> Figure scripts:
— Begin —

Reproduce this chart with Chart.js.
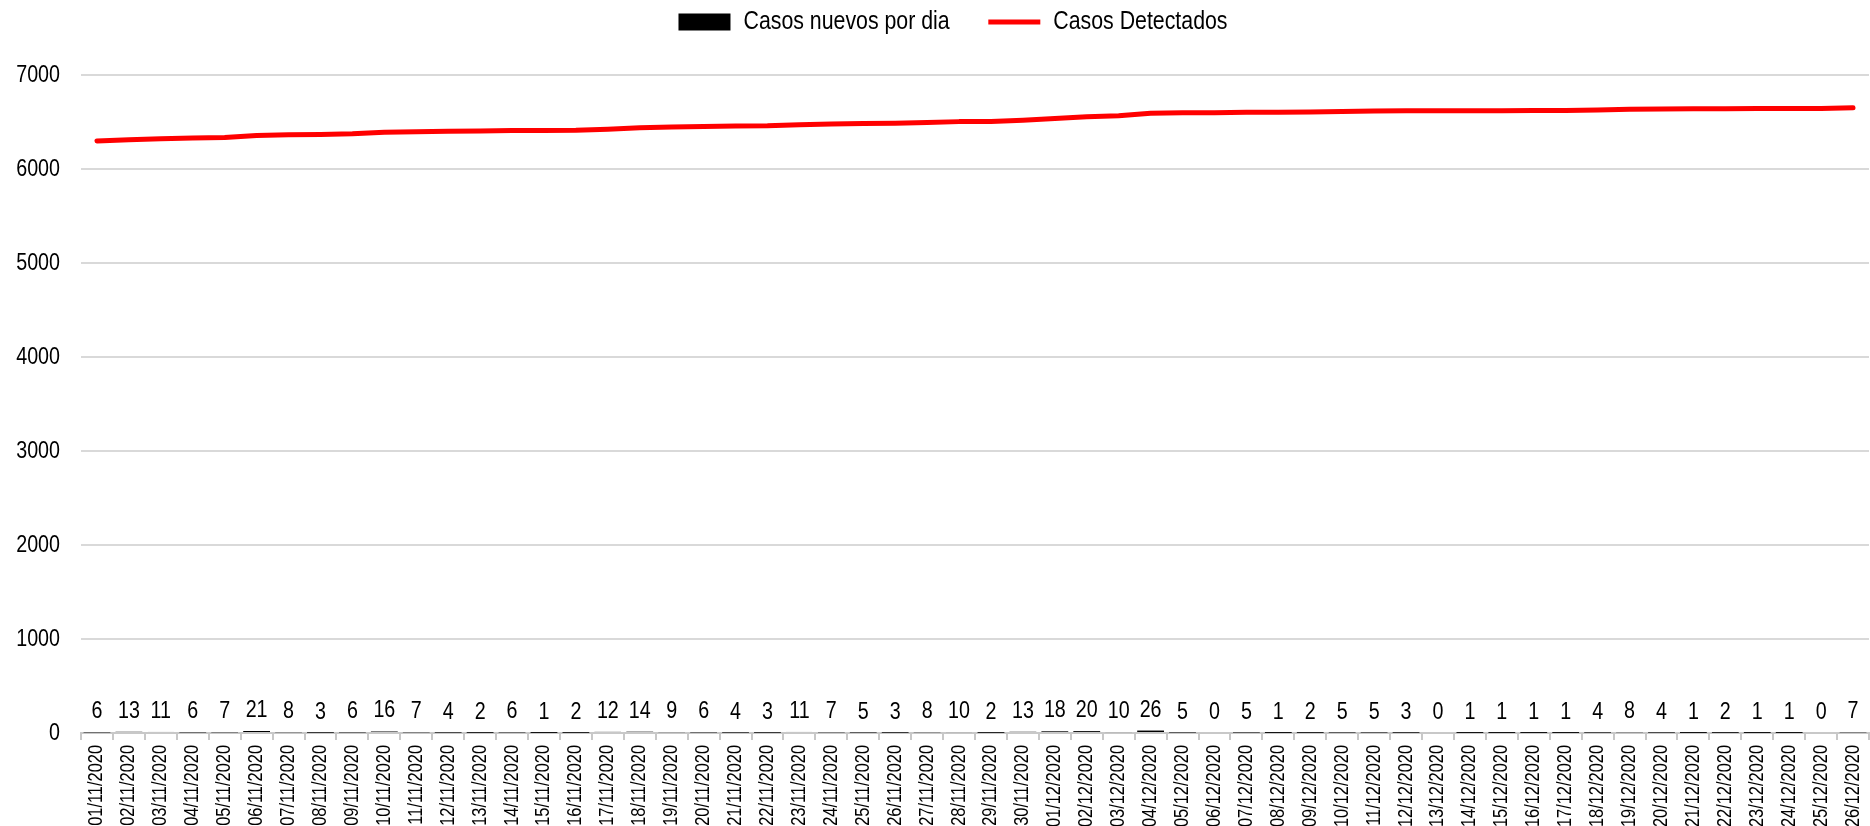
<!DOCTYPE html>
<html>
<head>
<meta charset="utf-8">
<script src="https://cdn.jsdelivr.net/npm/chart.js@4.4.1/dist/chart.umd.min.js"></script>
<style>
html,body{margin:0;padding:0;background:#fff;}
#wrap{width:1870px;height:826px;position:relative;}
</style>
</head>
<body>
<div id="wrap"><canvas id="c"></canvas></div>
<script>
const categories = ["01/11/2020","02/11/2020","03/11/2020","04/11/2020","05/11/2020","06/11/2020","07/11/2020","08/11/2020","09/11/2020","10/11/2020","11/11/2020","12/11/2020","13/11/2020","14/11/2020","15/11/2020","16/11/2020","17/11/2020","18/11/2020","19/11/2020","20/11/2020","21/11/2020","22/11/2020","23/11/2020","24/11/2020","25/11/2020","26/11/2020","27/11/2020","28/11/2020","29/11/2020","30/11/2020","01/12/2020","02/12/2020","03/12/2020","04/12/2020","05/12/2020","06/12/2020","07/12/2020","08/12/2020","09/12/2020","10/12/2020","11/12/2020","12/12/2020","13/12/2020","14/12/2020","15/12/2020","16/12/2020","17/12/2020","18/12/2020","19/12/2020","20/12/2020","21/12/2020","22/12/2020","23/12/2020","24/12/2020","25/12/2020","26/12/2020"];
const casosNuevos = [6,13,11,6,7,21,8,3,6,16,7,4,2,6,1,2,12,14,9,6,4,3,11,7,5,3,8,10,2,13,18,20,10,26,5,0,5,1,2,5,5,3,0,1,1,1,1,4,8,4,1,2,1,1,0,7];
const casosDetectados = [6299,6312,6323,6329,6336,6357,6365,6368,6374,6390,6397,6401,6403,6409,6410,6412,6424,6438,6447,6453,6457,6460,6471,6478,6483,6486,6494,6504,6506,6519,6537,6557,6567,6593,6598,6598,6603,6604,6606,6611,6616,6619,6619,6620,6621,6622,6623,6627,6635,6639,6640,6642,6643,6644,6644,6651];
const yTicks = [0,1000,2000,3000,4000,5000,6000,7000];
const seriesNames = ['Casos nuevos por dia', 'Casos Detectados'];

const FONT = "'Liberation Sans', Arial, sans-serif";
const NARROW = 0.82;

// Emulate a narrow face (like Arial Narrow) by condensing canvas text horizontally.
const canvas = document.getElementById('c');
const ctx2d = canvas.getContext('2d');
const proto = CanvasRenderingContext2D.prototype;
ctx2d.fillText = function (t, x, y, maxW) {
  this.save();
  this.translate(x, y);
  this.scale(NARROW, 1);
  if (maxW !== undefined) proto.fillText.call(this, t, 0, 0, maxW / NARROW);
  else proto.fillText.call(this, t, 0, 0);
  this.restore();
};
ctx2d.measureText = function (t) {
  const m = proto.measureText.call(this, t);
  return {
    width: m.width * NARROW,
    actualBoundingBoxLeft: m.actualBoundingBoxLeft * NARROW,
    actualBoundingBoxRight: m.actualBoundingBoxRight * NARROW,
    actualBoundingBoxAscent: m.actualBoundingBoxAscent,
    actualBoundingBoxDescent: m.actualBoundingBoxDescent,
    fontBoundingBoxAscent: m.fontBoundingBoxAscent,
    fontBoundingBoxDescent: m.fontBoundingBoxDescent
  };
};

const barLabels = {
  id: 'barLabels',
  afterDatasetsDraw(chart) {
    const meta = chart.getDatasetMeta(0);
    const ctx = chart.ctx;
    ctx.save();
    ctx.font = "24px " + FONT;
    ctx.fillStyle = '#000';
    ctx.textAlign = 'center';
    ctx.textBaseline = 'alphabetic';
    meta.data.forEach((bar, i) => {
      ctx.fillText(String(casosNuevos[i]), bar.x, bar.y - 14);
    });
    ctx.restore();
  }
};

// Extra empty space under the legend row.
const legendSpacer = {
  id: 'legendSpacer',
  beforeLayout(chart) {
    const lg = chart.legend;
    if (lg && !lg._spacerPatched) {
      const fit = lg.fit;
      lg.fit = function () { fit.call(this); this.height += 30; };
      lg._spacerPatched = true;
    }
  }
};

Chart.defaults.font.family = FONT;
Chart.defaults.color = '#000';

new Chart(canvas, {
  data: {
    labels: categories,
    datasets: [
      {
        type: 'bar',
        label: seriesNames[0],
        data: casosNuevos,
        backgroundColor: '#000',
        borderWidth: 0,
        barPercentage: 0.84,
        categoryPercentage: 1.0,
        pointStyle: 'rect'
      },
      {
        type: 'line',
        label: seriesNames[1],
        data: casosDetectados,
        borderColor: '#ff0000',
        backgroundColor: '#ff0000',
        borderWidth: 5,
        borderCapStyle: 'round',
        borderJoinStyle: 'round',
        pointRadius: 0,
        pointHoverRadius: 0,
        pointStyle: 'line',
        tension: 0
      }
    ]
  },
  options: {
    responsive: true,
    maintainAspectRatio: false,
    animation: false,
    layout: { padding: { left: 37, right: 1, top: 0, bottom: 0 } },
    plugins: {
      tooltip: { enabled: false },
      legend: {
        position: 'top',
        align: 'center',
        labels: {
          usePointStyle: true,
          pointStyleWidth: 52,
          boxWidth: 52,
          boxHeight: 17,
          padding: 9,
          color: '#000',
          font: { size: 26, family: FONT },
          generateLabels(chart) {
            const items = Chart.defaults.plugins.legend.labels.generateLabels(chart);
            // extra gap after the first entry, as in the original legend
            items[0].text = items[0].text + '\u00A0\u00A0\u00A0\u00A0\u00A0';
            return items;
          }
        }
      }
    },
    scales: {
      x: {
        offset: true,
        afterFit(axis) {
          axis.paddingLeft = 0;
          axis.paddingRight = 0;
          // the original's rotated date labels reach the bottom edge
          axis.height = 93;
        },
        grid: {
          offset: true,
          drawOnChartArea: false,
          drawTicks: true,
          tickLength: 7,
          color: '#c8c8c8',
          lineWidth: 2
        },
        border: { display: true, color: '#c8c8c8', width: 2 },
        ticks: {
          autoSkip: false,
          maxRotation: 90,
          minRotation: 90,
          padding: 5,
          color: '#000',
          font: { size: 20, family: FONT }
        }
      },
      y: {
        min: 0,
        max: 7000,
        afterBuildTicks(axis) { axis.ticks = yTicks.map(v => ({ value: v })); },
        afterFit(axis) {
          axis.width = 44;
          // let the tick labels extend left of the (narrowed) axis box
          axis._computeLabelArea = function () { return undefined; };
        },
        grid: { color: '#d9d9d9', lineWidth: 2, drawTicks: false },
        border: { display: false },
        ticks: {
          padding: 21,
          color: '#000',
          font: { size: 24, family: FONT },
          callback: (v) => String(v)
        }
      }
    }
  },
  plugins: [barLabels, legendSpacer]
});
</script>
</body>
</html>
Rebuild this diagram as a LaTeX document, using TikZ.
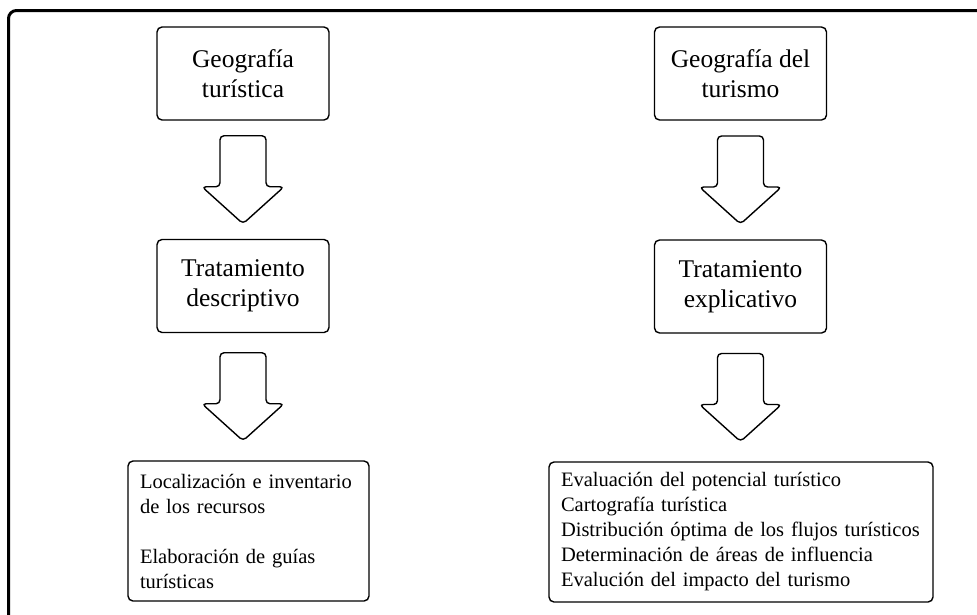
\documentclass[tikz,border=0pt]{standalone}
\usepackage{fontspec}
\setmainfont{Liberation Serif}
\usetikzlibrary{calc}
\tikzset{
  titlebox/.style={draw, line width=1.4pt, rounded corners=5pt, minimum width=172pt, minimum height=93pt,
    align=center, inner sep=0pt, font=\fontsize{25.5}{30}\selectfont},
  listbox/.style={draw, line width=1.4pt, rounded corners=5pt, minimum height=140pt,
    align=left, inner xsep=12pt, inner ysep=0pt, font=\fontsize{20.5}{25}\selectfont},
  fatarrow/.style={draw, line width=1.4pt, rounded corners=4pt, line join=round},
  pics/downarrow/.style={code={
    \draw[fatarrow] (-23,-44) -- (23,-44) -- (23,7) -- (41,7) -- (0,44) -- (-41,7) -- (-23,7) -- cycle;
  }}
}
\begin{document}
\begin{tikzpicture}[x=1pt,y=-1pt]
\useasboundingbox (0,0) rectangle (977,614);
\clip (0,0) rectangle (977,614);
\fill[white] (0,0) rectangle (977,614);
\draw[line width=3pt, rounded corners=8pt] (8.5,700) -- (8.5,10.5) -- (1100,10.5);

\node[titlebox] (t1) at (243,73.5) {Geografía\\turística};
\node[titlebox] (d1) at (243,286) {Tratamiento\\descriptivo};
\node[listbox, text width=217pt] (b1) at (248.5,531) {Localización e inventario\\de los recursos\\[25pt]Elaboración de guías\\turísticas};

\node[titlebox] (t2) at (740.5,73.5) {Geografía del\\turismo};
\node[titlebox] (d2) at (740.5,286.5) {Tratamiento\\explicativo};
\node[listbox, text width=360pt] (b2) at (741,532) {Evaluación del potencial turístico\\Cartografía turística\\Distribución óptima de los flujos turísticos\\Determinación de áreas de influencia\\Evalución del impacto del turismo};

\pic at ($(t1.south)!0.5!(d1.north)$) {downarrow};
\pic at ($(d1.south)!0.5!(b1.north -| d1.south)$) {downarrow};
\pic at ($(t2.south)!0.5!(d2.north)$) {downarrow};
\pic at ($(d2.south)!0.5!(b2.north -| d2.south)$) {downarrow};
\end{tikzpicture}
\end{document}
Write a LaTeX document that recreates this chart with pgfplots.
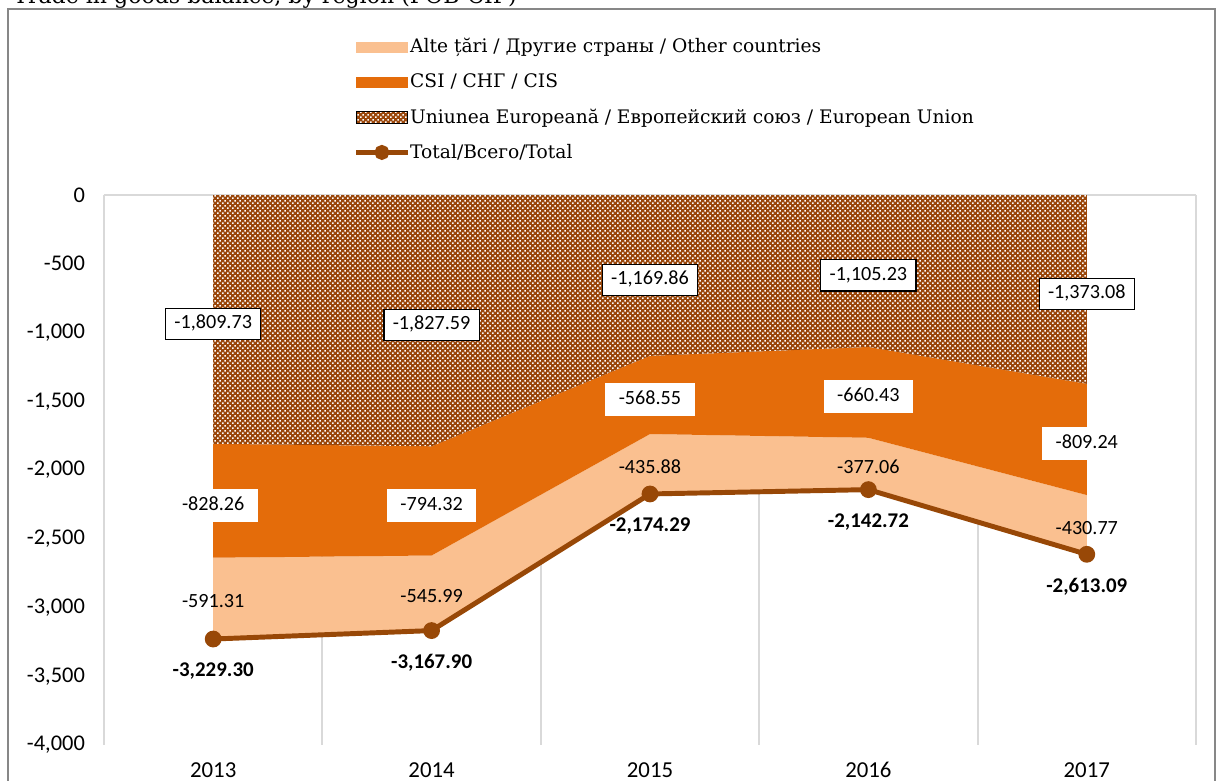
\documentclass[border=0pt]{standalone}
\usepackage{fontspec}
\setmainfont{DejaVu Serif}
\newfontfamily\lblfont{Carlito}
\usepackage{pgfplots}
\pgfplotsset{compat=1.18}
\usetikzlibrary{patterns.meta}

\definecolor{eubrown}{HTML}{9A470B}
\definecolor{cisorange}{HTML}{E46C0A}
\definecolor{otherpeach}{HTML}{FAC090}
\definecolor{totalbrown}{HTML}{984807}
\definecolor{gridgray}{HTML}{D9D9D9}
\definecolor{framegray}{HTML}{878787}

\pgfdeclarepattern{
  name=eucheck,
  type=uncolored,
  bottom left={\pgfpoint{0pt}{0pt}},
  top right={\pgfpoint{2.6pt}{2.6pt}},
  tile size={\pgfpoint{2.6pt}{2.6pt}},
  code={
    \pgfpathrectangle{\pgfpoint{0pt}{0pt}}{\pgfpoint{0.8pt}{0.8pt}}
    \pgfpathrectangle{\pgfpoint{1.3pt}{1.3pt}}{\pgfpoint{0.8pt}{0.8pt}}
    \pgfusepath{fill}
  }
}

% values per region, 2013..2017 at x = 0..4
\pgfplotstableread{
x y
0 -1809.73
1 -1827.59
2 -1169.86
3 -1105.23
4 -1373.08
}\eu
\pgfplotstableread{
x y
0 -828.26
1 -794.32
2 -568.55
3 -660.43
4 -809.24
}\cis
\pgfplotstableread{
x y
0 -591.31
1 -545.99
2 -435.88
3 -377.06
4 -430.77
}\other
\pgfplotstableread{
x y
0 -3229.30
1 -3167.90
2 -2174.29
3 -2142.72
4 -2613.09
}\total

\pgfplotsset{
  baseaxis/.style={
    at={(54.69pt,18.41pt)}, anchor=south west,
    scale only axis, width=574.26pt, height=289.23pt,
    xmin=-0.5, xmax=4.5, ymin=-4000, ymax=0,
    /pgf/number format/1000 sep={,},
    /pgf/number format/assume math mode=true,
  },
  seglabel/.style={
    point meta=explicit,
    visualization depends on={\thisrow{y}\as\rawy},
    nodes near coords={\pgfmathprintnumber[fixed,fixed zerofill,precision=2]{\pgfplotspointmeta}},
    every node near coord/.append style={
      anchor=center, font=\lblfont\fontsize{10.6}{12}\selectfont,
      text height=6.8pt, text depth=1.6pt,
      yshift={-0.0361538*(\rawy)*1pt-2.3pt}, #1},
  },
  legpatch/.style={legend image code/.code={\path[##1, draw=none] (0pt,-3pt) rectangle (27pt,3pt);}},
  legline/.style={legend image code/.code={\draw[##1] plot[mark repeat=2,mark phase=2] coordinates {(0pt,0pt) (13.5pt,0pt) (27pt,0pt)};}},
}

\begin{document}
\begin{tikzpicture}
\draw[framegray, line width=1pt] (4.21pt,-5pt) |- (638.9pt,405.45pt) -- (638.9pt,-5pt);
\node[anchor=base west, font=\fontsize{11.6}{13}\selectfont, inner sep=0pt] at (6.8pt,408.4pt) {Trade in goods balance, by region (FOB-CIF)};

\begin{axis}[
  baseaxis,
  stack plots=y,
  axis line style={draw=none},
  xtick={0,1,2,3,4}, xticklabels={2013,2014,2015,2016,2017},
  minor xtick={-0.5,0.5,1.5,2.5,3.5,4.5},
  xminorgrids, minor grid style={gridgray, line width=1pt},
  tick style={draw=none},
  ytick={-4000,-3500,...,0},
  extra y ticks={0}, extra y tick labels={},
  extra y tick style={ymajorgrids=true, major grid style={gridgray, line width=1pt}},
  yticklabel style={font=\lblfont\fontsize{11.8}{13}\selectfont, xshift=-6.5pt},
  xticklabel style={font=\lblfont\fontsize{12}{13}\selectfont, anchor=center, yshift=-13pt},
]
\addplot[draw=none, fill=eubrown, postaction={pattern=eucheck, pattern color=white},
  seglabel={fill=white, draw=black, line width=0.6pt, inner xsep=4.6pt, inner ysep=4pt}]
  table[x=x, y=y, meta=y] {\eu} \closedcycle;
\addplot[draw=none, fill=cisorange,
  seglabel={fill=white, inner ysep=4.5pt, minimum width=47pt}]
  table[x=x, y=y, meta=y] {\cis} \closedcycle;
\addplot[draw=none, fill=otherpeach,
  seglabel={inner ysep=4pt}]
  table[x=x, y=y, meta=y] {\other} \closedcycle;
\end{axis}

\begin{axis}[
  baseaxis, hide axis,
  legend style={at={(0.2282,1.292)}, anchor=north west, draw=none, fill=none,
    font=\fontsize{9.8}{12}\selectfont, row sep=5.5pt, inner sep=0pt,
    /tikz/every even column/.append style={column sep=0pt},
    /tikz/every odd column/.append style={column sep=-2pt}},
  legend cell align=left,
]
\addlegendimage{legpatch, fill=otherpeach}
\addlegendentry{Alte țări / Другие страны / Other countries}
\addlegendimage{legpatch, fill=cisorange}
\addlegendentry{CSI / СНГ / CIS}
\addlegendimage{legpatch, fill=eubrown, postaction={pattern=eucheck, pattern color=white}}
\addlegendentry{Uniunea Europeană / Европейский союз / European Union}
\addlegendimage{legline, totalbrown, line width=2.8pt, mark=*, mark size=2.5pt}
\addlegendentry{Total/Всего/Total}

\addplot[totalbrown, line width=2.6pt, mark=*, mark size=3.1pt,
  nodes near coords={\pgfmathprintnumber[fixed,fixed zerofill,precision=2]{\pgfplotspointmeta}},
  every node near coord/.append style={anchor=center, yshift=-17pt, text=black,
    font=\lblfont\bfseries\fontsize{11}{12}\selectfont}]
  table[x=x, y=y] {\total};
\end{axis}

\pgfresetboundingbox
\useasboundingbox (0pt,0pt) rectangle (640pt,410.19pt);
\end{tikzpicture}
\end{document}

— End —

> Exercise instructions: Copy only the lines above from the one containing "Rebuild this diagram" through the one containing "text width=217pt] (b1)", both included. Leave out the pictures.

> Answer to the task:
Rebuild this diagram as a LaTeX document, using TikZ.
\documentclass[tikz,border=0pt]{standalone}
\usepackage{fontspec}
\setmainfont{Liberation Serif}
\usetikzlibrary{calc}
\tikzset{
  titlebox/.style={draw, line width=1.4pt, rounded corners=5pt, minimum width=172pt, minimum height=93pt,
    align=center, inner sep=0pt, font=\fontsize{25.5}{30}\selectfont},
  listbox/.style={draw, line width=1.4pt, rounded corners=5pt, minimum height=140pt,
    align=left, inner xsep=12pt, inner ysep=0pt, font=\fontsize{20.5}{25}\selectfont},
  fatarrow/.style={draw, line width=1.4pt, rounded corners=4pt, line join=round},
  pics/downarrow/.style={code={
    \draw[fatarrow] (-23,-44) -- (23,-44) -- (23,7) -- (41,7) -- (0,44) -- (-41,7) -- (-23,7) -- cycle;
  }}
}
\begin{document}
\begin{tikzpicture}[x=1pt,y=-1pt]
\useasboundingbox (0,0) rectangle (977,614);
\clip (0,0) rectangle (977,614);
\fill[white] (0,0) rectangle (977,614);
\draw[line width=3pt, rounded corners=8pt] (8.5,700) -- (8.5,10.5) -- (1100,10.5);

\node[titlebox] (t1) at (243,73.5) {Geografía\\turística};
\node[titlebox] (d1) at (243,286) {Tratamiento\\descriptivo};
\node[listbox, text width=217pt] (b1) at (248.5,531) {Localización e inventario\\de los recursos\\[25pt]Elaboración de guías\\turísticas};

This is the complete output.